A little while ago, I posted my RetRose Tinted
column up on the front page. It's about my birthday and Chuck E. Cheese. The whole experience made me a bit of a sad panda.
There was a chunk of the post that took out because it was kinda breaking up the flow, the post was already running long and, well, it's a little tasteless. So, now I'll post it here because I kinda liked it but it didn't work.
I was a little bit concerned that our group of obvious twenty-somethings with poor fashion sense might be misconstrued as a NAMBLA meeting and be denied admittance. In the door was a sort of hallway with two lanes for going in and out, kinda like the very end of a particularly long amusement park line where you've just managed to get inside the ride building. At the end of this are a couple of gates guarded by a bored teenage girl.
It's a subtly sophisticated deterrent to kidnapping. The long hallway thing with the fences are there so that, in the event that a kid is snatched, it's inconvenient to get to the front door. The walls are low enough to climb over pretty easily, and also have booths alongside them. But if you tried to do it with a kicking six year-old in your arms, you'd probably have to struggle. And low walls means everyone in the joint can get a good look at your face.

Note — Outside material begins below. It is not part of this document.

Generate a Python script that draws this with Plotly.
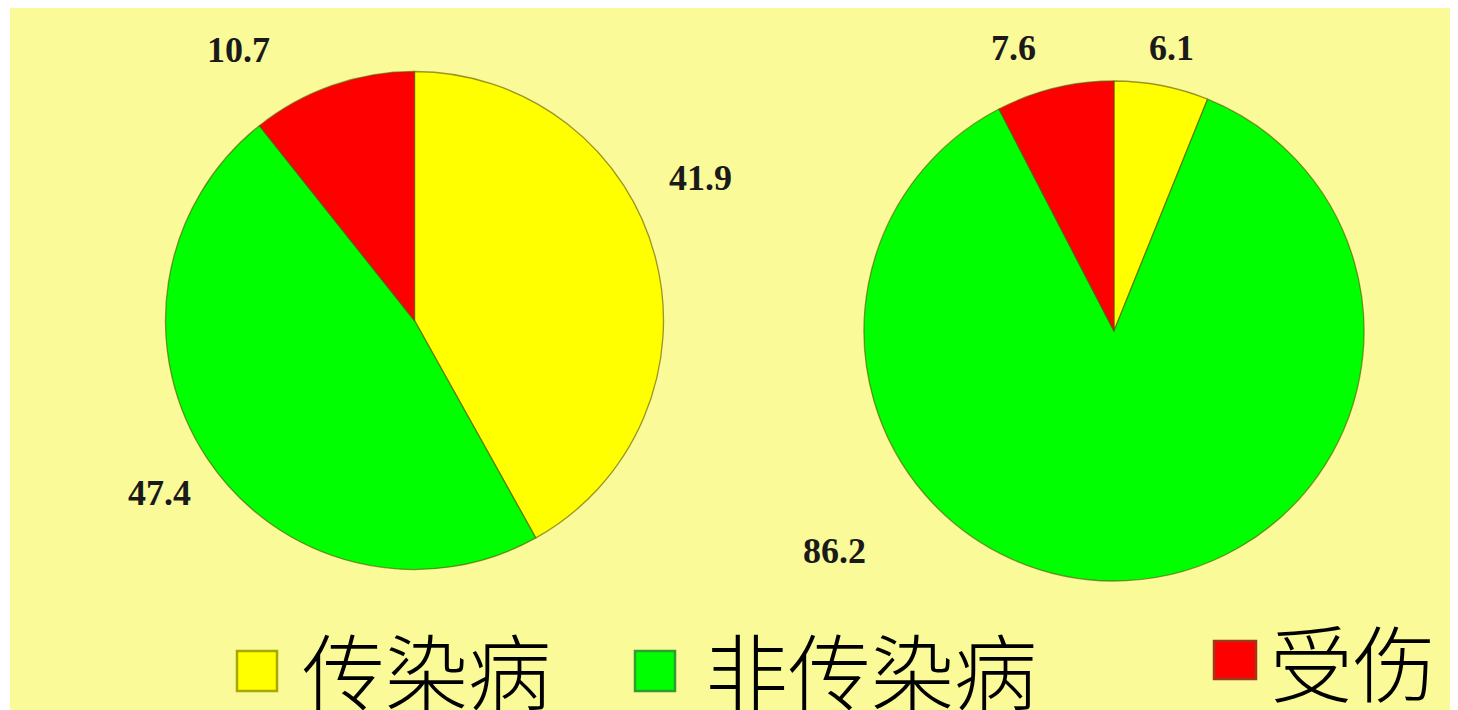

The last line of defense is that bored teenage girl. When you walk up to her gates, she stamps your arm with a UV-sensitive ink. The stamp is a number and when a parent brings her child in, she and her child have a matching number. So there's no subtle way to get the brat out either, unless you managed to get the stamp and change your number to match your prey's, if you can even get that information (I really haven't thought much about this, I swear).
Hungry, afraid and with a number on my arm, I started to wonder if this is what Auschwitz felt like.